Transcribe everything in the data word for word. Pictures are left out.

Start Available data

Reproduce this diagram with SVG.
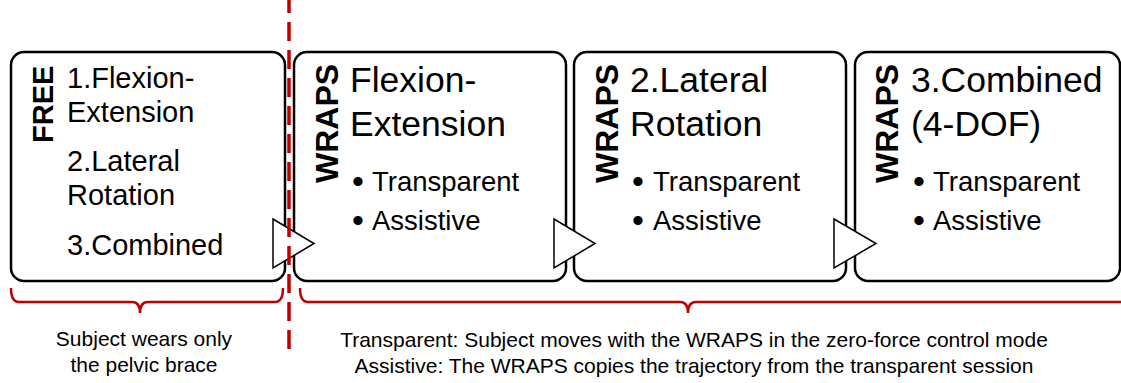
<svg xmlns="http://www.w3.org/2000/svg" width="1121" height="383" viewBox="0 0 1121 383">
<style>
.box{fill:#fff;stroke:#000;stroke-width:2.5}
.t{font-family:"Liberation Sans",Arial,sans-serif;fill:#000}
.m{font-size:29px}
.h{font-size:35.5px}
.b{font-size:27.5px}
.d{font-size:34px}
.v{font-weight:bold;font-size:32px}
.f{font-weight:bold;font-size:29px}
.c{font-size:21px;text-anchor:middle}
.tri{fill:#fff;stroke:#000;stroke-width:1.5}
.red{fill:none;stroke:#C00000;stroke-width:2.5}
</style>
<rect width="1121" height="383" fill="#fff"/>
<g id="free">
<rect class="box" x="11" y="52" width="274" height="229" rx="13"/>
<text class="t f" transform="translate(53,143) rotate(-90)">FREE</text>
<text class="t m" x="67" y="88">1.Flexion-</text>
<text class="t m" x="67" y="122">Extension</text>
<text class="t m" x="67" y="171">2.Lateral</text>
<text class="t m" x="67" y="205">Rotation</text>
<text class="t m" x="67" y="255">3.Combined</text>
</g>
<g id="wraps-fe">
<rect class="box" x="294" y="52" width="272" height="229" rx="13"/>
<text class="t v" transform="translate(338,183) rotate(-90)">WRAPS</text>
<text class="t h" x="350" y="92">Flexion-</text>
<text class="t h" x="350" y="136">Extension</text>
<text class="t d" x="352" y="193">•</text>
<text class="t b" x="372" y="191">Transparent</text>
<text class="t d" x="352" y="232">•</text>
<text class="t b" x="372" y="230">Assistive</text>
</g>
<g id="wraps-lr">
<rect class="box" x="574" y="52" width="272" height="229" rx="13"/>
<text class="t v" transform="translate(618,183) rotate(-90)">WRAPS</text>
<text class="t h" x="630" y="92">2.Lateral</text>
<text class="t h" x="630" y="136">Rotation</text>
<text class="t d" x="632" y="193">•</text>
<text class="t b" x="653" y="191">Transparent</text>
<text class="t d" x="632" y="232">•</text>
<text class="t b" x="653" y="230">Assistive</text>
</g>
<g id="wraps-comb">
<rect class="box" x="855" y="52" width="265" height="229" rx="13"/>
<text class="t v" transform="translate(898,183) rotate(-90)">WRAPS</text>
<text class="t h" x="911" y="92">3.Combined</text>
<text class="t h" x="911" y="136">(4-DOF)</text>
<text class="t d" x="913" y="193">•</text>
<text class="t b" x="933" y="191">Transparent</text>
<text class="t d" x="913" y="232">•</text>
<text class="t b" x="933" y="230">Assistive</text>
</g>
<g id="connectors">
<polygon class="tri" points="273,219 314,243.5 273,268"/>
<polygon class="tri" points="554,219 595,243.5 554,268"/>
<polygon class="tri" points="834,219 876,243.5 834,268"/>
</g>
<g id="annotations">
<path class="red" d="M11,288 Q11,302 19,302 L132,302 Q140,302 140,313 Q140,302 148,302 L275,302 Q283,302 283,288"/>
<path class="red" d="M300,288 Q300,302 308,302 L680,302 Q688,302 688,313 Q688,302 696,302 L1125,302"/>
<line x1="289" y1="-6" x2="289" y2="350" stroke="#C00000" stroke-width="3.5" stroke-dasharray="19 9"/>
<text class="t c" x="144" y="346">Subject wears only</text>
<text class="t c" x="144" y="372">the pelvic brace</text>
<text class="t c" x="694" y="347">Transparent: Subject moves with the WRAPS in the zero-force control mode</text>
<text class="t c" x="694" y="373">Assistive: The WRAPS copies the trajectory from the transparent session</text>
</g>
</svg>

End Available data

**Solution for this exercise**
Reproduce this diagram with SVG.
<svg xmlns="http://www.w3.org/2000/svg" width="1121" height="383" viewBox="0 0 1121 383">
<style>
.box{fill:#fff;stroke:#000;stroke-width:2.5}
.t{font-family:"Liberation Sans",Arial,sans-serif;fill:#000}
.m{font-size:29px}
.h{font-size:35.5px}
.b{font-size:27.5px}
.d{font-size:34px}
.v{font-weight:bold;font-size:32px}
.f{font-weight:bold;font-size:29px}
.c{font-size:21px;text-anchor:middle}
.tri{fill:#fff;stroke:#000;stroke-width:1.5}
.red{fill:none;stroke:#C00000;stroke-width:2.5}
</style>
<rect width="1121" height="383" fill="#fff"/>
<g id="free">
<rect class="box" x="11" y="52" width="274" height="229" rx="13"/>
<text class="t f" transform="translate(53,143) rotate(-90)">FREE</text>
<text class="t m" x="67" y="88">1.Flexion-</text>
<text class="t m" x="67" y="122">Extension</text>
<text class="t m" x="67" y="171">2.Lateral</text>
<text class="t m" x="67" y="205">Rotation</text>
<text class="t m" x="67" y="255">3.Combined</text>
</g>
<g id="wraps-fe">
<rect class="box" x="294" y="52" width="272" height="229" rx="13"/>
<text class="t v" transform="translate(338,183) rotate(-90)">WRAPS</text>
<text class="t h" x="350" y="92">Flexion-</text>
<text class="t h" x="350" y="136">Extension</text>
<text class="t d" x="352" y="193">•</text>
<text class="t b" x="372" y="191">Transparent</text>
<text class="t d" x="352" y="232">•</text>
<text class="t b" x="372" y="230">Assistive</text>
</g>
<g id="wraps-lr">
<rect class="box" x="574" y="52" width="272" height="229" rx="13"/>
<text class="t v" transform="translate(618,183) rotate(-90)">WRAPS</text>
<text class="t h" x="630" y="92">2.Lateral</text>
<text class="t h" x="630" y="136">Rotation</text>
<text class="t d" x="632" y="193">•</text>
<text class="t b" x="653" y="191">Transparent</text>
<text class="t d" x="632" y="232">•</text>
<text class="t b" x="653" y="230">Assistive</text>
</g>
<g id="wraps-comb">
<rect class="box" x="855" y="52" width="265" height="229" rx="13"/>
<text class="t v" transform="translate(898,183) rotate(-90)">WRAPS</text>
<text class="t h" x="911" y="92">3.Combined</text>
<text class="t h" x="911" y="136">(4-DOF)</text>
<text class="t d" x="913" y="193">•</text>
<text class="t b" x="933" y="191">Transparent</text>
<text class="t d" x="913" y="232">•</text>
<text class="t b" x="933" y="230">Assistive</text>
</g>
<g id="connectors">
<polygon class="tri" points="273,219 314,243.5 273,268"/>
<polygon class="tri" points="554,219 595,243.5 554,268"/>
<polygon class="tri" points="834,219 876,243.5 834,268"/>
</g>
<g id="annotations">
<path class="red" d="M11,288 Q11,302 19,302 L132,302 Q140,302 140,313 Q140,302 148,302 L275,302 Q283,302 283,288"/>
<path class="red" d="M300,288 Q300,302 308,302 L680,302 Q688,302 688,313 Q688,302 696,302 L1125,302"/>
<line x1="289" y1="-6" x2="289" y2="350" stroke="#C00000" stroke-width="3.5" stroke-dasharray="19 9"/>
<text class="t c" x="144" y="346">Subject wears only</text>
<text class="t c" x="144" y="372">the pelvic brace</text>
<text class="t c" x="694" y="347">Transparent: Subject moves with the WRAPS in the zero-force control mode</text>
<text class="t c" x="694" y="373">Assistive: The WRAPS copies the trajectory from the transparent session</text>
</g>
</svg>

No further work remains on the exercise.